Let all x86 and x86_64 archs use the new UPDATE_HASH implementation,
this improves compression performance and can often provide slightly
better compression.
Mark Adler [Fri, 28 Oct 2016 05:50:43 +0000 (22:50 -0700)]
Fix bug when level 0 used with Z_HUFFMAN or Z_RLE.
Compression level 0 requests no compression, using only stored
blocks. When Z_HUFFMAN or Z_RLE was used with level 0 (granted,
an odd choice, but permitted), the resulting blocks were mostly
fixed or dynamic. The reason is that deflate_stored() was not
being called in that case. The compressed data was valid, but it
was not what the application requested. This commit assures that
only stored blocks are emitted for compression level 0, regardless
of the strategy selected.
Mika Lindqvist [Tue, 14 Feb 2017 09:40:52 +0000 (11:40 +0200)]
Avoid hashing same memory location twice by truncating overlapping byte ranges,
it's speed optimization as the inner code also checks that previous hash value
is not same as new hash value. Essentially those two checks together makes the
compression a little more efficient as it can remember matches further apart.
As far as I remember from my tests, the secondary path was triggered only twice
in very long uncompressed file, but the gain in compression rate was still noticeable.
Fix only one half of a macro is executed in the correct side of the conditional,
causing the potential for hash corruption on calls to deflateParam() to change
level from 0 to something else.
Mika Lindqvist [Thu, 28 Apr 2016 19:48:15 +0000 (22:48 +0300)]
Add support for internal attribute
The advantage of this over hidden is for example that the compiler can
safely assume that pointers to functions declared internal can never be
passed externally. This allows the compiler to consider optimizations
otherwise impossible.
René J.V. Bertin [Thu, 11 Jun 2015 20:08:19 +0000 (22:08 +0200)]
CMakeLists.txt: use check_c_source_runs instead of check_c_source_compiles
to try to avoid using intrinsics and an instruction set the compiler
knows but the host CPU doesn't support.
René J.V. Bertin [Fri, 12 Jun 2015 13:13:49 +0000 (15:13 +0200)]
CMakeLists.txt : preliminary support for MSVC and ICC
- select the CMAKE_BUILD_TYPE "Release" by default if none has been set,
to ensure maximum generic optimisation possible on the host platform
- add WITH_NATIVE_INSTRUCTIONS to build with -march=native or its equivalent
option with other compilers (when we identify those alternatives)
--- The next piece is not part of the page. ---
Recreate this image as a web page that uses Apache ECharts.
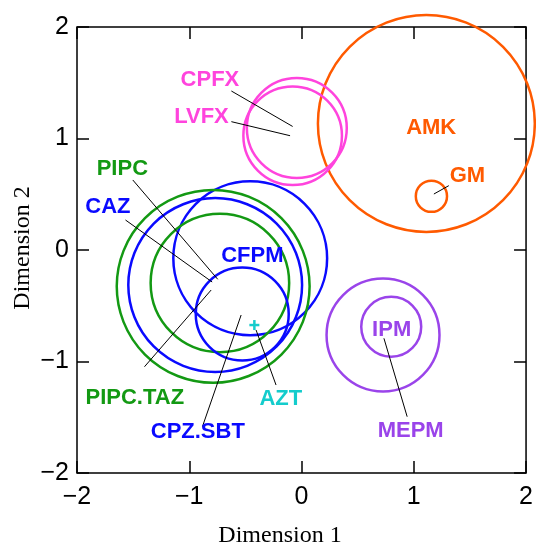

- NATIVEFLAG (-march=native) will be used instead of -msseN/-mpclmul when
defined/requested
TODO: discuss whether -msseN/-mpclmul should be used only for the files that
need them instead of globally, while NATIVEFLAG can (is supposed to) be used
globally.
René J.V. Bertin [Thu, 11 Jun 2015 17:20:41 +0000 (19:20 +0200)]
CMakeLists.txt: better checking for Intel intrinsics.
The checks currently assume that instructions that build also execute.
This is not necessarily true: building with -msse4 on an AMD CPU (a C60)
that only has SSE4a leads to a crash in deflateInit2 when the compiler
apparently uses an unsupported instruction to set
s->hash_bits = memLevel + 7;
Phil Vachon [Mon, 30 Jan 2017 14:28:25 +0000 (15:28 +0100)]
Add block_open state for deflate_quick
By storing whether or not a block has been opened (or terminated), the
static trees used for the block and the end block markers can be emitted
appropriately.
Phil Vachon [Mon, 30 Jan 2017 14:20:20 +0000 (15:20 +0100)]
Fix Partial Symbol Generation for QUICK deflate
When using deflate_quick() in a streaming fashion and the output buffer
runs out of space while the input buffer still has data, deflate_quick()
would emit partial symbols. Force the deflate_quick() loop to terminate
for a flush before any further processing is done, returning to the main
deflate() routine to do its thing.
Mark Adler [Sun, 15 Jan 2017 16:22:16 +0000 (08:22 -0800)]
Permit immediate deflateParams changes before any deflate input.
This permits deflateParams to change the strategy and level right
after deflateInit, without having to wait until a header has been
written. The parameters can be changed immediately up until the
first deflate call that consumes any input data.
Mark Adler [Sun, 15 Jan 2017 16:15:55 +0000 (08:15 -0800)]
Update high water mark in deflate_stored.
This avoids unnecessary filling of bytes in the sliding window
buffer when switching from level zero to a non-zero level. This
also provides a consistent indication of deflate having taken
input for a later commit ...